What you should do – Copy each line below exactly and leave the pictures out.

"""

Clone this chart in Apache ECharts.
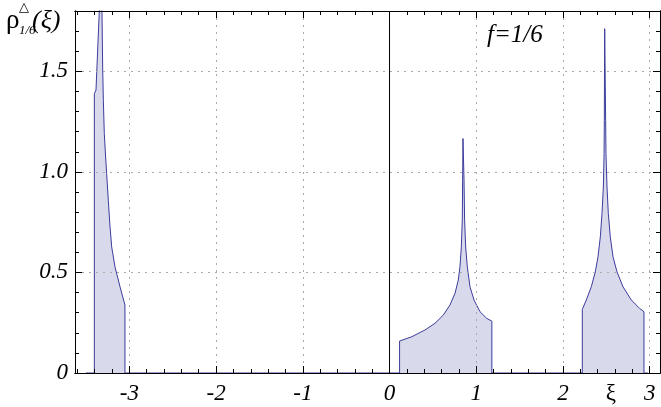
<!DOCTYPE html>
<html><head><meta charset="utf-8">
<script src="https://cdn.jsdelivr.net/npm/echarts@6/dist/echarts.min.js"></script>
<style>html,body{margin:0;padding:0;background:#fff}#c{width:661px;height:407px}</style>
</head><body><div id="c"></div>
<script>
// ---- data ----
const xMin = -3.627, xMax = 3.119, yMin = 0, yMax = 1.8;
const xMajorTicks = [-3, -2, -1, 0, 1, 2, 3];
const xMinorTicks = [-3.6,-3.4,-3.2,-2.8,-2.6,-2.4,-2.2,-1.8,-1.6,-1.4,-1.2,-0.8,-0.6,-0.4,-0.2,0.2,0.4,0.6,0.8,1.2,1.4,1.6,1.8,2.2,2.4,2.6,2.8];
const yMajorTicks = [0, 0.5, 1.0, 1.5];
const yMinorTicks = [0.1,0.2,0.3,0.4,0.6,0.7,0.8,0.9,1.1,1.2,1.3,1.4,1.6,1.7];
const xAxisNamePos = 2.553;   // where the "ξ" label sits on the axis row

const startX = [-3.5], startY = [0];
const band1X = [-3.404, -3.404, -3.385, -3.347, -3.323, -3.316, -3.308, -3.300, -3.289, -3.274, -3.262, -3.243, -3.223, -3.204, -3.166, -3.108, -3.051, -3.051];
const band1Y = [0, 1.388, 1.407, 1.798, 2.05, 1.798, 1.521, 1.356, 1.19, 1.074, 0.992, 0.859, 0.727, 0.627, 0.528, 0.429, 0.338, 0];
const band2X = [0.116, 0.116, 0.255, 0.409, 0.524, 0.620, 0.697, 0.755, 0.793, 0.812, 0.828, 0.839, 0.843, 0.847, 0.851, 0.859, 0.866, 0.878, 0.897, 0.928, 0.974, 1.043, 1.120, 1.180, 1.180];
const band2Y = [0, 0.159, 0.180, 0.214, 0.247, 0.288, 0.338, 0.396, 0.462, 0.528, 0.627, 0.760, 0.959, 1.166, 1.166, 0.959, 0.760, 0.627, 0.528, 0.429, 0.363, 0.305, 0.272, 0.258, 0];
const band3X = [2.223, 2.223, 2.269, 2.327, 2.373, 2.404, 2.431, 2.450, 2.466, 2.474, 2.477, 2.481, 2.486, 2.492, 2.496, 2.508, 2.523, 2.546, 2.577, 2.623, 2.692, 2.788, 2.884, 2.934, 2.934];
const band3Y = [0, 0.316, 0.363, 0.429, 0.503, 0.578, 0.677, 0.793, 0.925, 1.091, 1.257, 1.712, 1.712, 1.257, 1.091, 0.925, 0.793, 0.677, 0.578, 0.503, 0.429, 0.363, 0.321, 0.305, 0];
const endX = [2.98], endY = [0];
const zeroLineX = [0, 0], zeroLineY = [0, 1.8];

// ---- build ----
function pairs(xs, ys) { return xs.map((x, i) => [x, ys[i]]); }
const densityData = [].concat(pairs(startX, startY), pairs(band1X, band1Y), pairs(band2X, band2Y), pairs(band3X, band3Y), pairs(endX, endY));

const serif = '"Liberation Serif", "Times New Roman", "DejaVu Serif", serif';
const black = '#000';
const gridLine = { show: true, lineStyle: { color: '#aaaaaa', width: 1, type: [2, 5] } };

function xAx(pos, ticks, len, opts) {
  return Object.assign({
    type: 'value', min: xMin, max: xMax, position: pos, z: 3,
    axisLine: { show: true, onZero: false, lineStyle: { color: black, width: 1 } },
    axisTick: { show: true, inside: true, length: len, customValues: ticks, lineStyle: { color: black, width: 1 } },
    axisLabel: { show: false },
    splitLine: { show: false }
  }, opts || {});
}
function yAx(pos, ticks, len, opts) {
  return Object.assign({
    type: 'value', min: yMin, max: yMax, position: pos, z: 3,
    axisLine: { show: true, onZero: false, lineStyle: { color: black, width: 1 } },
    axisTick: { show: true, inside: true, length: len, customValues: ticks, lineStyle: { color: black, width: 1 } },
    axisLabel: { show: false },
    splitLine: { show: false }
  }, opts || {});
}

const chart = echarts.init(document.getElementById('c'), null, { renderer: 'canvas' });
chart.setOption({
  animation: false,
  backgroundColor: '#fff',
  grid: { left: 75, right: 1, top: 11, bottom: 34, containLabel: false },
  xAxis: [
    xAx('bottom', xMajorTicks, 7, {
      axisLabel: {
        show: true, customValues: xMajorTicks.concat([xAxisNamePos]), margin: 9,
        fontFamily: serif, fontStyle: 'italic', fontSize: 23, color: black,
        formatter: v => (Math.abs(v - xAxisNamePos) < 1e-6 ? '{xi|ξ}' : String(v)),
        rich: { xi: { fontFamily: serif, fontStyle: 'normal', fontSize: 23, color: black } }
      },
      splitLine: gridLine
    }),
    xAx('bottom', xMinorTicks, 4),
    xAx('top', xMajorTicks, 7),
    xAx('top', xMinorTicks, 4)
  ],
  yAxis: [
    yAx('left', yMajorTicks, 7, {
      axisLabel: {
        show: true, customValues: yMajorTicks, margin: 7,
        fontFamily: serif, fontStyle: 'italic', fontSize: 23, color: black,
        formatter: v => (v === 0 ? '0' : v.toFixed(1))
      },
      splitLine: gridLine
    }),
    yAx('left', yMinorTicks, 4),
    yAx('right', yMajorTicks, 7),
    yAx('right', yMinorTicks, 4)
  ],
  series: [
    {
      type: 'line', xAxisIndex: 0, yAxisIndex: 0, data: densityData,
      showSymbol: false, symbol: 'none', clip: true, z: 2,
      lineStyle: { color: '#3c3c9c', width: 1 },
      areaStyle: { color: '#d9d9ec', opacity: 1, origin: 'start' }
    },
    {
      type: 'line', xAxisIndex: 0, yAxisIndex: 0, data: pairs(zeroLineX, zeroLineY),
      showSymbol: false, symbol: 'none', z: 5,
      lineStyle: { color: black, width: 1 }
    }
  ],
  graphic: [
    { type: 'text', left: 6, top: 7, style: { text: 'ρ', font: 'normal 27px "Liberation Serif", "Times New Roman", serif', fill: black } },
    { type: 'text', left: 19, top: 1, style: { text: '△', font: 'normal 13px "DejaVu Sans"', fill: black } },
    { type: 'text', left: 19, top: 24, style: { text: '1/6', font: 'italic 13px "Liberation Serif", "Times New Roman", serif', fill: black } },
    { type: 'text', left: 32, top: 8, style: { text: '(ξ)', font: 'italic 26px "Liberation Serif", "Times New Roman", serif', fill: black } },
    { type: 'text', left: 487, top: 23, style: { text: 'f=1/6', font: 'italic 25px "Liberation Serif", "Times New Roman", serif', fill: black } }
  ]
});
</script>
</body></html>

"""

Exercise answer –
Clone this chart in Apache ECharts.
<!DOCTYPE html>
<html><head><meta charset="utf-8">
<script src="https://cdn.jsdelivr.net/npm/echarts@6/dist/echarts.min.js"></script>
<style>html,body{margin:0;padding:0;background:#fff}#c{width:661px;height:407px}</style>
</head><body><div id="c"></div>
<script>
// ---- data ----
const xMin = -3.627, xMax = 3.119, yMin = 0, yMax = 1.8;
const xMajorTicks = [-3, -2, -1, 0, 1, 2, 3];
const xMinorTicks = [-3.6,-3.4,-3.2,-2.8,-2.6,-2.4,-2.2,-1.8,-1.6,-1.4,-1.2,-0.8,-0.6,-0.4,-0.2,0.2,0.4,0.6,0.8,1.2,1.4,1.6,1.8,2.2,2.4,2.6,2.8];
const yMajorTicks = [0, 0.5, 1.0, 1.5];
const yMinorTicks = [0.1,0.2,0.3,0.4,0.6,0.7,0.8,0.9,1.1,1.2,1.3,1.4,1.6,1.7];
const xAxisNamePos = 2.553;   // where the "ξ" label sits on the axis row

const startX = [-3.5], startY = [0];
const band1X = [-3.404, -3.404, -3.385, -3.347, -3.323, -3.316, -3.308, -3.300, -3.289, -3.274, -3.262, -3.243, -3.223, -3.204, -3.166, -3.108, -3.051, -3.051];
const band1Y = [0, 1.388, 1.407, 1.798, 2.05, 1.798, 1.521, 1.356, 1.19, 1.074, 0.992, 0.859, 0.727, 0.627, 0.528, 0.429, 0.338, 0];
const band2X = [0.116, 0.116, 0.255, 0.409, 0.524, 0.620, 0.697, 0.755, 0.793, 0.812, 0.828, 0.839, 0.843, 0.847, 0.851, 0.859, 0.866, 0.878, 0.897, 0.928, 0.974, 1.043, 1.120, 1.180, 1.180];
const band2Y = [0, 0.159, 0.180, 0.214, 0.247, 0.288, 0.338, 0.396, 0.462, 0.528, 0.627, 0.760, 0.959, 1.166, 1.166, 0.959, 0.760, 0.627, 0.528, 0.429, 0.363, 0.305, 0.272, 0.258, 0];
const band3X = [2.223, 2.223, 2.269, 2.327, 2.373, 2.404, 2.431, 2.450, 2.466, 2.474, 2.477, 2.481, 2.486, 2.492, 2.496, 2.508, 2.523, 2.546, 2.577, 2.623, 2.692, 2.788, 2.884, 2.934, 2.934];
const band3Y = [0, 0.316, 0.363, 0.429, 0.503, 0.578, 0.677, 0.793, 0.925, 1.091, 1.257, 1.712, 1.712, 1.257, 1.091, 0.925, 0.793, 0.677, 0.578, 0.503, 0.429, 0.363, 0.321, 0.305, 0];
const endX = [2.98], endY = [0];
const zeroLineX = [0, 0], zeroLineY = [0, 1.8];

// ---- build ----
function pairs(xs, ys) { return xs.map((x, i) => [x, ys[i]]); }
const densityData = [].concat(pairs(startX, startY), pairs(band1X, band1Y), pairs(band2X, band2Y), pairs(band3X, band3Y), pairs(endX, endY));

const serif = '"Liberation Serif", "Times New Roman", "DejaVu Serif", serif';
const black = '#000';
const gridLine = { show: true, lineStyle: { color: '#aaaaaa', width: 1, type: [2, 5] } };

function xAx(pos, ticks, len, opts) {
  return Object.assign({
    type: 'value', min: xMin, max: xMax, position: pos, z: 3,
    axisLine: { show: true, onZero: false, lineStyle: { color: black, width: 1 } },
    axisTick: { show: true, inside: true, length: len, customValues: ticks, lineStyle: { color: black, width: 1 } },
    axisLabel: { show: false },
    splitLine: { show: false }
  }, opts || {});
}
function yAx(pos, ticks, len, opts) {
  return Object.assign({
    type: 'value', min: yMin, max: yMax, position: pos, z: 3,
    axisLine: { show: true, onZero: false, lineStyle: { color: black, width: 1 } },
    axisTick: { show: true, inside: true, length: len, customValues: ticks, lineStyle: { color: black, width: 1 } },
    axisLabel: { show: false },
    splitLine: { show: false }
  }, opts || {});
}

const chart = echarts.init(document.getElementById('c'), null, { renderer: 'canvas' });
chart.setOption({
  animation: false,
  backgroundColor: '#fff',
  grid: { left: 75, right: 1, top: 11, bottom: 34, containLabel: false },
  xAxis: [
    xAx('bottom', xMajorTicks, 7, {
      axisLabel: {
        show: true, customValues: xMajorTicks.concat([xAxisNamePos]), margin: 9,
        fontFamily: serif, fontStyle: 'italic', fontSize: 23, color: black,
        formatter: v => (Math.abs(v - xAxisNamePos) < 1e-6 ? '{xi|ξ}' : String(v)),
        rich: { xi: { fontFamily: serif, fontStyle: 'normal', fontSize: 23, color: black } }
      },
      splitLine: gridLine
    }),
    xAx('bottom', xMinorTicks, 4),
    xAx('top', xMajorTicks, 7),
    xAx('top', xMinorTicks, 4)
  ],
  yAxis: [
    yAx('left', yMajorTicks, 7, {
      axisLabel: {
        show: true, customValues: yMajorTicks, margin: 7,
        fontFamily: serif, fontStyle: 'italic', fontSize: 23, color: black,
        formatter: v => (v === 0 ? '0' : v.toFixed(1))
      },
      splitLine: gridLine
    }),
    yAx('left', yMinorTicks, 4),
    yAx('right', yMajorTicks, 7),
    yAx('right', yMinorTicks, 4)
  ],
  series: [
    {
      type: 'line', xAxisIndex: 0, yAxisIndex: 0, data: densityData,
      showSymbol: false, symbol: 'none', clip: true, z: 2,
      lineStyle: { color: '#3c3c9c', width: 1 },
      areaStyle: { color: '#d9d9ec', opacity: 1, origin: 'start' }
    },
    {
      type: 'line', xAxisIndex: 0, yAxisIndex: 0, data: pairs(zeroLineX, zeroLineY),
      showSymbol: false, symbol: 'none', z: 5,
      lineStyle: { color: black, width: 1 }
    }
  ],
  graphic: [
    { type: 'text', left: 6, top: 7, style: { text: 'ρ', font: 'normal 27px "Liberation Serif", "Times New Roman", serif', fill: black } },
    { type: 'text', left: 19, top: 1, style: { text: '△', font: 'normal 13px "DejaVu Sans"', fill: black } },
    { type: 'text', left: 19, top: 24, style: { text: '1/6', font: 'italic 13px "Liberation Serif", "Times New Roman", serif', fill: black } },
    { type: 'text', left: 32, top: 8, style: { text: '(ξ)', font: 'italic 26px "Liberation Serif", "Times New Roman", serif', fill: black } },
    { type: 'text', left: 487, top: 23, style: { text: 'f=1/6', font: 'italic 25px "Liberation Serif", "Times New Roman", serif', fill: black } }
  ]
});
</script>
</body></html>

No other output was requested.